Happy Birthday, Piko!


----------



## HerdingStdPoodle (Oct 17, 2012)

*Happy Birthday Piko!*

Sawyersmomma;

Happy Birthday Piko! You are a special dog with a special Momma who loves you! HerdingStdPoodle


----------



## MollyMuiMa (Oct 13, 2012)

:musical-note:Happy Birthday To You
Happy Birthday To You
Happy Birthday Dear Niko
Happy Birthday To You!:musical-note:


resent::birthday:arty:


He's truly your heart dog!


----------



## sweetheartsrodeo (Sep 19, 2012)

Happy Birthday little doll  You are such a cutie!


----------



## Indiana (Sep 11, 2011)

Aw, so sweet! Have you thought of getting another American Eskimo puppy? Not to replace him, but because you love him so much.


----------



## Sawyersmomma (May 28, 2012)

I thought of it but there's no way. I couldn't handle another look-alike, I grew up with Piko and would have way too many expectations for another.

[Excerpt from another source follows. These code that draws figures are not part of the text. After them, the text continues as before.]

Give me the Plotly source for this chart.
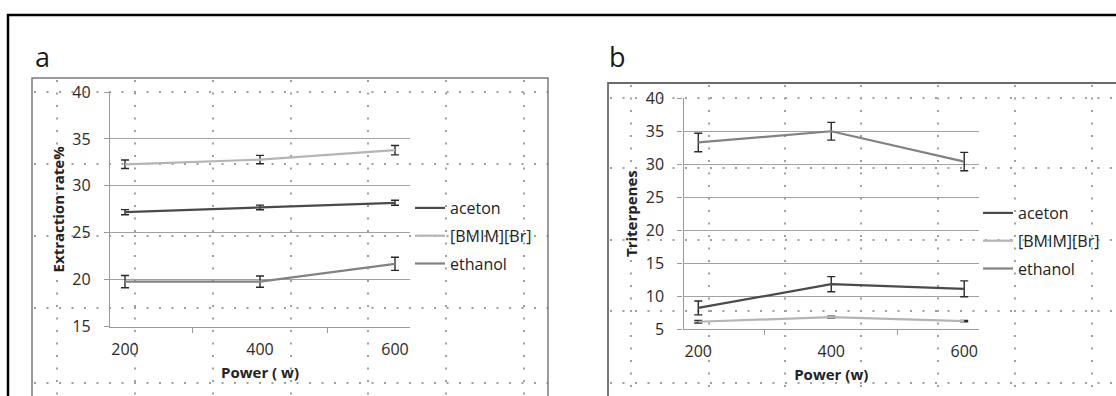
import plotly.graph_objects as go

W, H = 1116, 396

# ---- data ----
power = ["200", "400", "600"]
series_names = ["aceton", "[BMIM][Br]", "ethanol"]

a_aceton = [27.2, 27.7, 28.2]
a_aceton_err = [0.27, 0.25, 0.27]
a_bmim = [32.3, 32.8, 33.8]
a_bmim_err = [0.45, 0.45, 0.5]
a_ethanol = [19.8, 19.8, 21.7]
a_ethanol_err = [0.65, 0.6, 0.7]

b_aceton = [8.2, 11.8, 11.1]
b_aceton_err = [1.05, 1.15, 1.2]
b_bmim = [6.1, 6.8, 6.2]
b_bmim_err = [0.2, 0.15, 0.1]
b_ethanol = [33.3, 35.0, 30.4]
b_ethanol_err = [1.4, 1.35, 1.4]

a_yticks = [15, 20, 25, 30, 35, 40]
b_yticks = [5, 10, 15, 20, 25, 30, 35, 40]

colors = {"aceton": "#4a4a4a", "[BMIM][Br]": "#b4b4b4", "ethanol": "#828282"}

FONT = "Open Sans"


def X(px):
    return px / W


def Y(py):
    return 1 - py / H


fig = go.Figure()

panels = [
    ("x", "y", "legend", [a_aceton, a_bmim, a_ethanol], [a_aceton_err, a_bmim_err, a_ethanol_err]),
    ("x2", "y2", "legend2", [b_aceton, b_bmim, b_ethanol], [b_aceton_err, b_bmim_err, b_ethanol_err]),
]
for xa, ya, lg, vals, errs in panels:
    for name, v, e in zip(series_names, vals, errs):
        fig.add_trace(go.Scatter(
            x=power, y=v, name=name, mode="lines",
            xaxis=xa, yaxis=ya, legend=lg, legendgroup=lg + name,
            line=dict(color=colors[name], width=2.2),
            error_y=dict(type="data", array=e, visible=True, color="#2a2a2a",
                         thickness=1.4, width=4),
        ))

axis_common = dict(
    showline=True, linecolor="#9a9a9a", linewidth=1.3,
    ticks="outside", ticklen=5, tickcolor="#9a9a9a",
    tickfont=dict(family=FONT, size=16, color="#2a2a2a"),
    zeroline=False, automargin=False,
)

fig.update_layout(
    width=W, height=H, autosize=False,
    margin=dict(l=0, r=0, t=0, b=0, pad=0, autoexpand=False),
    paper_bgcolor="white", plot_bgcolor="rgba(0,0,0,0)",
    font=dict(family=FONT, color="#222"),
    xaxis=dict(domain=[X(110), X(410)], anchor="y", type="category",
               tickson="boundaries", showgrid=False, ticklabelstandoff=8,
               title=dict(text="<b>Power ( w)</b>", font=dict(family=FONT, size=15, color="#222"), standoff=8),
               **axis_common),
    yaxis=dict(domain=[Y(326.7), Y(92)], anchor="x", range=[15, 40],
               tickvals=a_yticks, showgrid=True, gridcolor="#a2a2a2", gridwidth=1.3,
               ticklabelstandoff=10,
               title=dict(text="<b>Extraction rate%</b>", font=dict(family=FONT, size=15, color="#222"), standoff=4),
               **axis_common),
    xaxis2=dict(domain=[X(683.5), X(979)], anchor="y2", type="category",
                tickson="boundaries", showgrid=False, ticklabelstandoff=8,
                title=dict(text="<b>Power (w)</b>", font=dict(family=FONT, size=15, color="#222"), standoff=8),
                **axis_common),
    yaxis2=dict(domain=[Y(329), Y(98.3)], anchor="x2", range=[5, 40],
                tickvals=b_yticks, showgrid=True, gridcolor="#a2a2a2", gridwidth=1.3,
                ticklabelstandoff=10,
                title=dict(text="<b>Triterpenes</b>", font=dict(family=FONT, size=15, color="#222"), standoff=4),
                **axis_common),
    legend=dict(x=X(410), y=Y(191), xanchor="left", yanchor="top",
                bgcolor="rgba(0,0,0,0)", traceorder="grouped", tracegroupgap=4,
                font=dict(family=FONT, size=16, color="#222")),
    legend2=dict(x=X(978), y=Y(196), xanchor="left", yanchor="top",
                 bgcolor="rgba(0,0,0,0)", traceorder="grouped", tracegroupgap=4,
                 font=dict(family=FONT, size=16, color="#222")),
    showlegend=True,
)

shapes = []
dot = dict(color="#a0a0a0", width=2, dash="2px,10.5px")

# background dotted cell grid, panel a
for gx in [57, 135, 213, 291, 368, 446, 524]:
    shapes.append(dict(type="line", xref="paper", yref="paper", x0=X(gx), x1=X(gx),
                       y0=Y(80), y1=Y(400), line=dot, layer="below"))
for gy in [92, 164, 236, 308, 383]:
    shapes.append(dict(type="line", xref="paper", yref="paper", x0=X(34), x1=X(548),
                       y0=Y(gy), y1=Y(gy), line=dot, layer="below"))
# background dotted cell grid, panel b
for gx in [631, 709, 785, 861, 938, 1015, 1092]:
    shapes.append(dict(type="line", xref="paper", yref="paper", x0=X(gx), x1=X(gx),
                       y0=Y(85), y1=Y(400), line=dot, layer="below"))
for gy in [98, 168, 240, 311, 383]:
    shapes.append(dict(type="line", xref="paper", yref="paper", x0=X(610), x1=X(1120),
                       y0=Y(gy), y1=Y(gy), line=dot, layer="below"))

# panel frames
shapes.append(dict(type="rect", xref="paper", yref="paper", x0=X(32), x1=X(548),
                   y0=Y(402), y1=Y(78), line=dict(color="#7a7a7a", width=1.5), layer="below"))
shapes.append(dict(type="rect", xref="paper", yref="paper", x0=X(608), x1=X(1122),
                   y0=Y(402), y1=Y(83), line=dict(color="#6a6a6a", width=1.8), layer="below"))
# outer black frame
shapes.append(dict(type="line", xref="paper", yref="paper", x0=X(7), x1=X(1120),
                   y0=Y(15), y1=Y(15), line=dict(color="black", width=2.5)))
shapes.append(dict(type="line", xref="paper", yref="paper", x0=X(8), x1=X(8),
                   y0=Y(14), y1=Y(400), line=dict(color="black", width=2.5)))
fig.update_layout(shapes=shapes)

fig.add_annotation(text="a", xref="paper", yref="paper", x=X(42), y=Y(56),
                   xanchor="center", yanchor="middle",
                   showarrow=False, font=dict(family=FONT, size=27, color="#1a1a1a"))
fig.add_annotation(text="b", xref="paper", yref="paper", x=X(617), y=Y(56),
                   xanchor="center", yanchor="middle",
                   showarrow=False, font=dict(family=FONT, size=27, color="#1a1a1a"))

fig.write_html("out.html")
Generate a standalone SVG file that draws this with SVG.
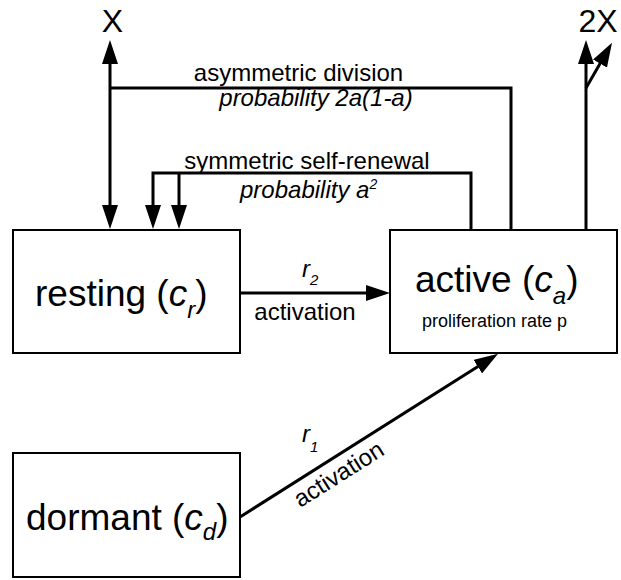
<svg xmlns="http://www.w3.org/2000/svg" width="621" height="580" viewBox="0 0 621 580">
<style>
.box{fill:#fff;stroke:#000;stroke-width:2}
.ln{fill:none;stroke:#000;stroke-width:3}
text{font-family:"Liberation Sans",Arial,sans-serif;fill:#000}
.big{font-size:37px}
.lbl{font-size:24px}
.it{font-style:italic}
</style>
<defs>
<marker id="ah" markerUnits="userSpaceOnUse" markerWidth="24" markerHeight="16" refX="18" refY="8" orient="auto" viewBox="0 0 24 16">
<path d="M0,0 L24,8 L0,16 z" fill="#000"/>
</marker>
</defs>
<rect width="621" height="580" fill="#fff"/>
<g id="connectors">
<path class="ln" d="M110,88 V46" marker-end="url(#ah)"/>
<path class="ln" d="M110,88 V223" marker-end="url(#ah)"/>
<path class="ln" d="M110,88 H511 V230"/>
<path class="ln" d="M471,230 V173 H153 V223" marker-end="url(#ah)"/>
<path class="ln" d="M179,173 V223" marker-end="url(#ah)"/>
<path class="ln" d="M586,230 V46" marker-end="url(#ah)"/>
<path class="ln" d="M586,88 L609,48" marker-end="url(#ah)"/>
<path class="ln" d="M240,293 H384" marker-end="url(#ah)"/>
<path class="ln" d="M240,517 L493,357" marker-end="url(#ah)"/>
<text class="lbl" x="298.5" y="81" text-anchor="middle">asymmetric division</text>
<text class="lbl it" x="316" y="106" text-anchor="middle">probability 2a(1-a)</text>
<text class="lbl" x="307" y="169" text-anchor="middle">symmetric self-renewal</text>
<text class="lbl it" x="240" y="198">probability a<tspan font-size="14" dy="-9">2</tspan></text>
<text class="lbl it" x="302" y="277">r<tspan font-size="15" dy="8">2</tspan></text>
<text class="lbl" x="305" y="320" text-anchor="middle">activation</text>
<text class="lbl it" x="302" y="442">r<tspan font-size="15" dy="10">1</tspan></text>
<text class="lbl" transform="translate(343,481) rotate(-32.3)" text-anchor="middle">activation</text>
</g>
<g id="X">
<text x="112.5" y="32" font-size="32" text-anchor="middle">X</text>
</g>
<g id="twoX">
<text x="598" y="32" font-size="32" text-anchor="middle">2X</text>
</g>
<g id="resting">
<rect class="box" x="13" y="230" width="227" height="123"/>
<text class="big" x="35" y="306">resting (<tspan class="it">c</tspan><tspan class="it" font-size="24" dy="12">r</tspan><tspan dy="-12">)</tspan></text>
</g>
<g id="active">
<rect class="box" x="390" y="230" width="227" height="123"/>
<text class="big" x="415" y="292">active (<tspan class="it">c</tspan><tspan class="it" font-size="24" dy="12">a</tspan><tspan dy="-12">)</tspan></text>
<text x="494.5" y="327" font-size="18" text-anchor="middle">proliferation rate p</text>
</g>
<g id="dormant">
<rect class="box" x="13" y="453" width="227" height="124"/>
<text class="big" x="26" y="530">dormant (<tspan class="it">c</tspan><tspan class="it" font-size="24" dy="10">d</tspan><tspan dy="-10">)</tspan></text>
</g>
</svg>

With Sawyer he was a new dog, and I had no real history with poodles so everything was new, but I couldn't handle another eskie afterwards, I wouldn't be able to look at it and not see Piko


----------



## MaryEdwards (Oct 29, 2012)

:beerclank:

Happy Birthday and Many More!


----------



## Qarza (Feb 23, 2013)

Happy birthday Piko


----------